INTERVIEWMigrants en Europe: «On ne peut pas demander à des migrants de s'installer dans des zones désertées»

Migrants en Europe: «On ne peut pas demander à des migrants de s'installer dans des zones désertées»

INTERVIEWLe chercheur Thibaut Jaulin décrypte la proposition du HCR de répartir quelque 200.000 demandeurs d'asile dans l'Union européenne...
Nicolas Beunaiche

Propos recueillis par Nicolas Beunaiche

L’Europe se divise. Alors que des responsables politiques redisent depuis plusieurs jours l’urgence d’une réaction concertée, le Haut-commissaire de l’ONU pour les réfugiés (HCR), Antonio Guterres, a appelé vendredi à la répartition d’au moins 200.000 demandeurs d’asile dans l’Union Européenne. Une proposition choc dont l’application nécessiterait la participation de tous les membres de l’UE, selon lui. Pourquoi et surtout comment ? Thibaut Jaulin, chercheur à Sciences Po et spécialiste des migrations, livre son éclairage.

Pourquoi les regards sont-ils concentrés sur l’Union Européenne ?

L’Europe est l’une des principales puissances économiques dans le monde. Or elle accueille proportionnellement moins de réfugiés que les puissances de même niveau, à l’exception du Japon. Les Etats-Unis accueillent beaucoup plus de réfugiés que l’Europe par exemple. Et puis l’Europe se trouve dans le voisinage du Moyen-Orient et de l’Afrique…

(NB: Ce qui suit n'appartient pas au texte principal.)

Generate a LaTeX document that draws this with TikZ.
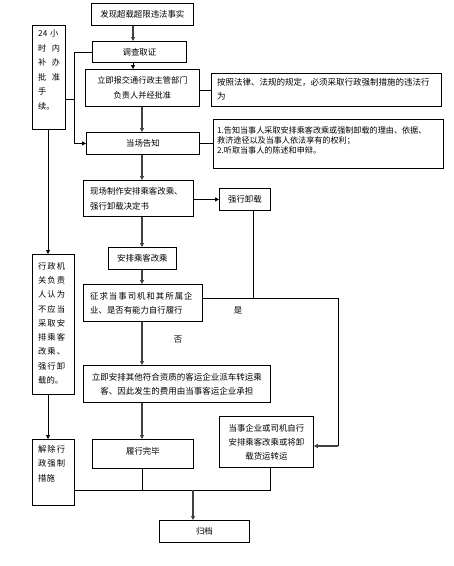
\documentclass[tikz,border=0pt]{standalone}
\usepackage{fontspec}
\newfontfamily\cjk{Noto Sans CJK SC}
\usetikzlibrary{arrows.meta}
\begin{document}
\begin{tikzpicture}[x=1pt,y=-1pt,
  box/.style={draw=black,line width=0.8pt,rectangle,inner sep=0pt,anchor=north west},
  txt/.style={font=\cjk\fontsize{8.4}{14}\selectfont,inner sep=0pt},
  ln/.style={draw=black,line width=0.8pt},
  arr/.style={draw=black!75,line width=1.1pt,-{Triangle[length=4pt,width=4pt]}},
  arrb/.style={draw=black,line width=0.8pt,-{Triangle[length=4pt,width=4pt]}}]
\useasboundingbox (0,0) rectangle (454,566);
% boxes
\node[box,minimum width=102pt,minimum height=22pt] (b1) at (91,3) {};
\node[txt] (t1) at (b1.center) {发现超载超限违法事实};
\node[box,minimum width=94pt,minimum height=21pt] (b2) at (92,41) {};
\node[txt] (t2) at (b2.center) {调查取证};
\node[box,minimum width=114pt,minimum height=37pt] (b3) at (85,69) {};
\node[txt,align=center,font=\cjk\fontsize{8.2}{15}\selectfont] (t3) at (b3.center) {立即报交通行政主管部门\\负责人并经批准};
\node[box,minimum width=33pt,minimum height=104pt] (b4) at (32,25) {};
\node[txt,anchor=north west,align=left,font=\cjk\fontsize{8.2}{14.5}\selectfont] (t4) at (38,30) {24\,\,小\\时\kern5.5pt 内\\补\kern5.5pt 办\\批\kern5.5pt 准\\手\\续。};
\node[box,minimum width=113pt,minimum height=22pt] (b5) at (86,132) {};
\node[txt] (t5) at (b5.center) {当场告知};
\node[box,minimum width=230pt,minimum height=33pt] (r1) at (211,73) {};
\node[txt,anchor=north west,align=left,font=\cjk\fontsize{8.5}{14}\selectfont] (tr1) at (217,78) {按照法律、法规的规定，必须采取行政强制措施的违法行\\为};
\node[box,minimum width=230pt,minimum height=49pt] (r2) at (213,119) {};
\node[txt,anchor=north west,align=left,font=\cjk\fontsize{8.1}{10}\selectfont] (tr2) at (217,126) {1.告知当事人采取安排乘客改乘或强制卸载的理由、依据、\\救济途径以及当事人依法享有的权利；\\2.听取当事人的陈述和申辩。};
\node[box,minimum width=110pt,minimum height=36pt] (b6) at (83,180) {};
\node[txt,anchor=north west,align=left,font=\cjk\fontsize{8.4}{15}\selectfont] (t6) at (90,187) {现场制作安排乘客改乘、\\强行卸载决定书};
\node[box,minimum width=51pt,minimum height=22pt] (b7) at (219,188) {};
\node[txt] (t7) at (b7.center) {强行卸载};
\node[box,minimum width=68pt,minimum height=22pt] (b8) at (108,247) {};
\node[txt] (t8) at (b8.center) {安排乘客改乘};
\node[box,minimum width=119pt,minimum height=37pt] (b9) at (83,284) {};
\node[txt,anchor=north west,align=left,font=\cjk\fontsize{8.4}{14}\selectfont] (t9) at (90,292) {征\kern1pt 求\kern1pt 当\kern1pt 事\kern1pt 司\kern1pt 机\kern1pt 和\kern1pt 其\kern1pt 所\kern1pt 属\kern1pt 企\\业、是否有能力自行履行};
\node[box,minimum width=42pt,minimum height=140pt] (b10) at (32,254) {};
\node[txt,anchor=north west,align=left,font=\cjk\fontsize{8.3}{14.3}\selectfont] (t10) at (38,262) {行\kern1pt 政\kern1pt 机\\关\kern1pt 负\kern1pt 责\\人\kern1pt 认\kern1pt 为\\不\kern1pt 应\kern1pt 当\\采\kern1pt 取\kern1pt 安\\排\kern1pt 乘\kern1pt 客\\改\kern1pt 乘\kern1pt 、\\强\kern1pt 行\kern1pt 卸\\载的。};
\node[box,minimum width=187pt,minimum height=37pt] (b11) at (83,365) {};
\node[txt,align=center,font=\cjk\fontsize{8.5}{14}\selectfont] (t11) at (b11.center) {立即安排其他符合资质的客运企业派车转运乘\\客、因此发生的费用由当事客运企业承担};
\node[box,minimum width=42pt,minimum height=66pt] (b12) at (32,439) {};
\node[txt,anchor=north west,align=left,font=\cjk\fontsize{8.3}{14.5}\selectfont] (t12) at (38,445) {解\kern1pt 除\kern1pt 行\\政\kern1pt 强\kern1pt 制\\措施};
\node[box,minimum width=101pt,minimum height=29pt] (b13) at (92,439) {};
\node[txt] (t13) at ([yshift=2.5pt]b13.center) {履行完毕};
\node[box,minimum width=94pt,minimum height=51pt] (b14) at (219,416) {};
\node[txt,align=center,font=\cjk\fontsize{8.4}{14}\selectfont] (t14) at (b14.center) {当事企业或司机自行\\安排乘客改乘或将卸\\载货运转运};
\node[box,minimum width=90pt,minimum height=22pt] (b15) at (159,520) {};
\node[txt] (t15) at (b15.center) {归档};
\node[txt] (yes) at (238,310) {是};
\node[txt] (no) at (178,340) {否};
% helper coordinates
\coordinate (xa) at (133,0);
\coordinate (xb) at (142,0);
\coordinate (xl) at (74,0);
\coordinate (xq) at (253,0);
\coordinate (xr) at (338,0);
\coordinate (xs) at (270,0);
\coordinate (xm) at (193,0);
\coordinate (ym) at (0,490);
\coordinate (yb) at (0,298);
% connectors
\draw[arr] (b1.south -| xa) -- (b2.north -| xa);
\draw[arrb] (b2.south -| xa) -- (b3.north -| xa);
\draw[arr] (b3.south -| xb) -- (b5.north -| xb);
\draw[arr] (b5.south -| xb) -- (b6.north -| xb);
\draw[arr] (b6.south -| xb) -- (b8.north -| xb);
\draw[arr] (b8.south -| xb) -- (b9.north -| xb);
\draw[arr] (b9.south -| xb) -- (b11.north -| xb);
\draw[arr] (b11.south -| xb) -- (b13.north -| xb);
\draw[ln] (b2.west) -- (b2.west -| xl) -- (b5.west -| xl);
\draw[arrb] (b5.west -| xl) -- (b5.west);
\draw[ln] (b4.east |- 0,99) -- (xl |- 0,99);
\draw[ln] (b3.east |- r1.west) -- (r1.west);
\draw[ln] (b5.east) -- (b5.east -| r2.west);
\draw[arrb] (b6.east |- b7.west) -- (b7.west);
\draw[arrb] (b4.south -| 48,0) -- (b10.north -| 48,0);
\draw[arrb] (b10.south -| 48,0) -- (b12.north -| 48,0);
\draw[ln] (b7.south -| xq) -- (xq |- yb);
\draw[ln] (b9.east |- yb) -- (xr |- yb) -- (xr |- 0,446);
\draw[arr] (xr |- 0,446) -- (b14.east |- 0,446);
\draw[ln] (b12.east |- ym) -- (xs |- ym) -- (b14.south -| xs);
\draw[ln] (b13.south -| xb) -- (xb |- ym);
\draw[arr] (xm |- ym) -- (b15.north -| xm);
\end{tikzpicture}
\end{document}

Les pays du Golfe sont particulièrement discrets sur le sujet

C’est un sujet compliqué pour eux. Ils ne sont pas tous signataires de la Convention de 1951 sur les réfugiés. Avant d’accueillir des migrants, il faudrait qu’ils reconnaissent le droit d’asile. La gestion des migrations est problématique pour ces pays parce qu’accueillir des migrants supposerait de leur reconnaître des droits. Or il s’agit de régimes autoritaires où les libertés sont limitées.

Le HCR évoque la répartition de plus de 200.000 réfugiés dans l’Union Européenne. Sur quels critères ?

Au printemps dernier, au moment la Commission a proposé une répartition en fonction du PIB, du nombre d’habitants… Bref, sur des critères macroéconomiques et bureaucratiques. C’est insuffisant. Quelqu’un qui s’installe dans un pays a besoin d’un réseau familial, de contacts pour trouver un travail, un logement, s’insérer et ne pas être isolé. Il faut tenir compte des souhaits. De même, on ne peut pas décréter que les migrants doivent s’installer dans des territoires désertés par les populations locales. S’ils sont désertés, il y a une raison. On ne peut pas demander à des migrants dont les diplômes ne sont pas reconnus en Europe de s’y installer.